Arabic is one of the oldest and most fascinating languages in the world. Learning Arabic is not just about learning a language but also about embracing a rich and interesting culture. Arabic is fun to learn, the language, the alphabet (squiggly lines and dots), the history, the culture, the people, the food, the music, the festivals, the literature are all guaranteed to take you on a wonderful journey of discovery, fun and excitement.
Arabic is the official language of over 20 countries and there are well over 300 million native speakers of the language. Arabic is also an official language of the United Nations, the Arab League and the African Union. In addition to the millions of native speakers, many more millions know Arabic as a foreign language.
Arabic language is the main unifying feature among Arab Muslims, Arab Christians and Arab Jews; it is a Semitic language originating from Arabia. Modern Standard Arabic (Fus'haa) is the standard and literary variety of Arabic used in writing, current media and in most formal speech. Modern Standard Arabic (MSA) carries more prestige and recognition and as a result our lessons in this website use MSA.

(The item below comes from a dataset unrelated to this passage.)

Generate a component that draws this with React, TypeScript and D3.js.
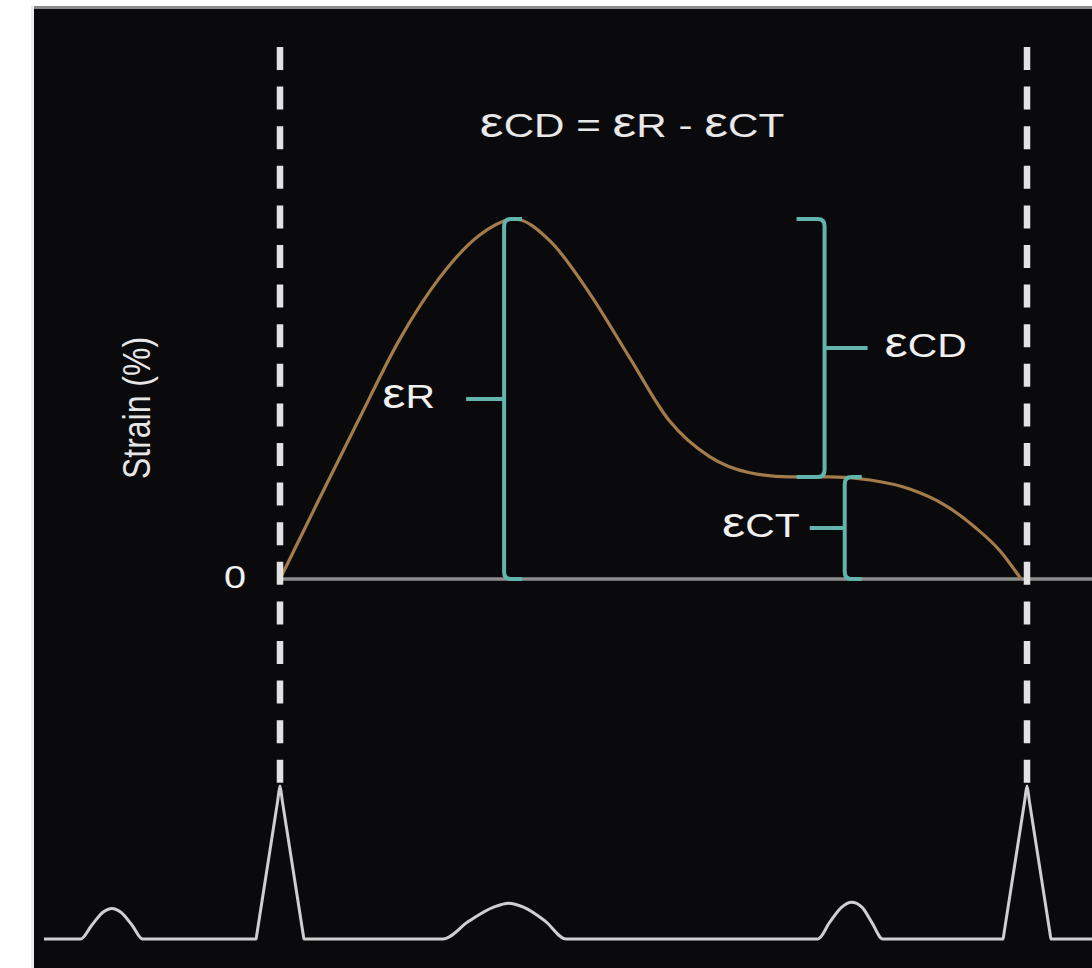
import React from "react";
import * as d3 from "d3";

// One cardiac cycle, R peak to R peak, in milliseconds
const cycleBounds = [0, 1000];

// Myocardial strain curve over the cycle (time in ms, strain in %)
const strainTime = [0, 52, 106, 160, 213, 267, 314, 361, 414, 468, 521, 575, 629, 682, 736, 790, 843, 890, 930, 964, 992];
const strainValue = [0, 4.4, 8.9, 13.3, 16.7, 19.1, 20.0, 18.8, 15.9, 12.3, 8.8, 6.8, 5.9, 5.67, 5.67, 5.5, 5.0, 4.11, 2.89, 1.56, 0];

// Reference ECG trace (time in ms, amplitude normalised to the R wave)
const ecgTime = [
  -316, -267, -252, -237, -225, -213, -198, -184,
  -32, -31, -3, 0, 3, 31, 32,
  218, 253, 286, 306, 326, 355, 383,
  720, 736, 752, 765, 779, 792, 807,
  968, 969, 997, 1000, 1003, 1031, 1032, 1087,
];
const ecgValue = [
  0, 0, 0.09, 0.175, 0.2, 0.175, 0.09, 0,
  0, 0.031, 0.906, 1, 0.906, 0.031, 0,
  0, 0.117, 0.208, 0.234, 0.208, 0.117, 0,
  0, 0.11, 0.208, 0.24, 0.208, 0.11, 0,
  0, 0.031, 0.906, 1, 0.906, 0.031, 0, 0,
];

// Strain components: reservoir, conduit and contraction
const epsR = 20;
const epsCT = 5.67;
const epsCD = epsR - epsCT;

const bracketNames = ["R", "CD", "CT"];
const bracketTime = [300, 729, 756];
const bracketLow = [0, epsCT, 0];
const bracketHigh = [epsR, epsCT + epsCD, epsCT];
const bracketSide = [1, -1, 1]; // +1: hooks open to the right, label on the left

const zeroTick = ["0"];
const yTitle = "Strain (%)";

const W = 1092;
const H = 968;
const SX = 1.24; // horizontal glyph stretch
const FONT = "'Liberation Sans', Arial, Helvetica, sans-serif";
const TEAL = "#63b4ac";

function Eps({ size }: { size: number }) {
  return <tspan fontSize={size}>ε</tspan>;
}

function bracePath(x: number, y1: number, y2: number, dir: number, hook: number, r: number) {
  return (
    `M${x + dir * hook},${y1} L${x + dir * r},${y1} Q${x},${y1} ${x},${y1 + r} ` +
    `L${x},${y2 - r} Q${x},${y2} ${x + dir * r},${y2} L${x + dir * hook},${y2}`
  );
}

export default function App() {
  const x = d3.scaleLinear().domain(cycleBounds).range([280, 1027]);
  const yS = d3.scaleLinear().domain([0, 20]).range([579, 219]);
  const yE = d3.scaleLinear().domain([0, 1]).range([939, 786]);

  const strainLine = d3
    .line<number>()
    .x((_, i) => x(strainTime[i]))
    .y((d) => yS(d))
    .curve(d3.curveMonotoneX);

  const ecgLine = d3
    .line<number>()
    .x((_, i) => x(ecgTime[i]))
    .y((d) => yE(d))
    .curve(d3.curveMonotoneX);

  const dashTop = 47;
  const dashBottom = yE(1) - 3;

  const hooks = [18, 28, 17];
  const ticks = [38, 43, 35];
  const gaps = [31, 17, 10];

  return (
    <svg
      width={W}
      height={H}
      style={{ position: "absolute", left: 0, top: 0, display: "block" }}
      fontFamily={FONT}
    >
      <rect x={0} y={0} width={W} height={H} fill="#ffffff" />
      <rect x={31} y={6} width={3} height={H - 6} fill="#ececec" />
      <rect x={34} y={6} width={W - 34} height={H - 6} fill="#8a8a8a" />
      <rect x={34} y={9} width={W - 34} height={H - 9} fill="#0a0a0d" />

      {/* zero strain line */}
      <line x1={x(0)} x2={W} y1={yS(0)} y2={yS(0)} stroke="#8c8c8c" strokeWidth={3.5} />

      {/* strain curve */}
      <path d={strainLine(strainValue) || ""} fill="none" stroke="#a47c4b" strokeWidth={3.2} />

      {/* component brackets */}
      {bracketNames.map((name, i) => {
        const bx = x(bracketTime[i]);
        const yTop = yS(bracketHigh[i]);
        const yBot = yS(bracketLow[i]);
        const yMid = (yTop + yBot) / 2;
        const dir = bracketSide[i];
        const tickEnd = bx - dir * ticks[i];
        const labelX = tickEnd - dir * gaps[i];
        return (
          <g key={name}>
            <path d={bracePath(bx, yTop, yBot, dir, hooks[i], 7)} fill="none" stroke={TEAL} strokeWidth={4} />
            <line x1={bx} x2={tickEnd} y1={yMid} y2={yMid} stroke={TEAL} strokeWidth={4} />
            <text
              transform={`translate(${labelX},${yMid + 9}) scale(${SX},1)`}
              textAnchor={dir > 0 ? "end" : "start"}
              fontSize={33}
              fill="#f0f0f0"
            >
              <Eps size={42} />
              {name}
            </text>
          </g>
        );
      })}

      {/* formula */}
      <text transform={`translate(632,137) scale(${SX},1)`} textAnchor="middle" fontSize={34} fill="#e8e8e8">
        <Eps size={43} />CD = <Eps size={43} />R - <Eps size={43} />CT
      </text>

      {/* axis labels */}
      <text transform={`translate(235,588) scale(${SX},1)`} textAnchor="middle" fontSize={32} fill="#f0f0f0">
        {zeroTick[0]}
      </text>
      <text
        transform={`translate(150,408) scale(${SX},1) rotate(-90)`}
        textAnchor="middle"
        fontSize={32}
        fill="#e6e6e6"
      >
        {yTitle}
      </text>

      {/* ECG trace */}
      <path d={ecgLine(ecgValue) || ""} fill="none" stroke="#cfcfcf" strokeWidth={3} strokeLinejoin="round" />

      {/* R-peak markers */}
      {cycleBounds.map((t) => (
        <line
          key={t}
          x1={x(t)}
          x2={x(t)}
          y1={dashTop}
          y2={dashBottom}
          stroke="#e2e2e2"
          strokeWidth={6.5}
          strokeDasharray="23 16.6"
        />
      ))}
    </svg>
  );
}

Arabic has 50,000 original words and it is written in cursive handwriting and from the right side. It has 28 letters, some for sounds that don’t exist in English. Learning to pronounce these can be quite tricky and cause much hilarity but pupils love it. One of my pupils observed: ‘Arabic is a punch in the throat. When speaking Arabic your brain discovers muscles in the throat that it never knew existed.’ I say that the Arabic language is brain workout because the brain is forced to work harder when learning Arabic compared to other foreign languages!
Arabic is taught as a core subject to all pupils from Year 7 to Year 11, then as a popular optional subject at A level. Pupils learn in a supportive environment, and technology is used throughout the department to enhance the learning experience. Individual programmes are implemented where necessary to help every pupil thrive. A variety of teaching styles are used, and all pupils are encouraged to develop good language skills. Extensive resources are available to support learning on the school Virtual Learning Environment, however this is not considered to be a replacement for individual help.
Pupils are taught Arabic in ability sets from Year 7 to Year 11. The Year 7 sets are based on the numbers of years the pupils have learned. The department continuously reviews individual progress and, where appropriate, movement between sets takes place. The syllabus for Years 7-9 is based on the National Curriculum, and uses ministry and GCSE textbooks. In Years 10 and 11 all pupils follow the Pearson Edexcel IGCSE Arabic Specification A course.
Arabic is a very popular A-level subject. The course followed is Edexcel A. The Arabic Study Abroad Program curricula are designed to match the needs of pupils of Arabic at most Western institutions and offer both credit and non-credit options.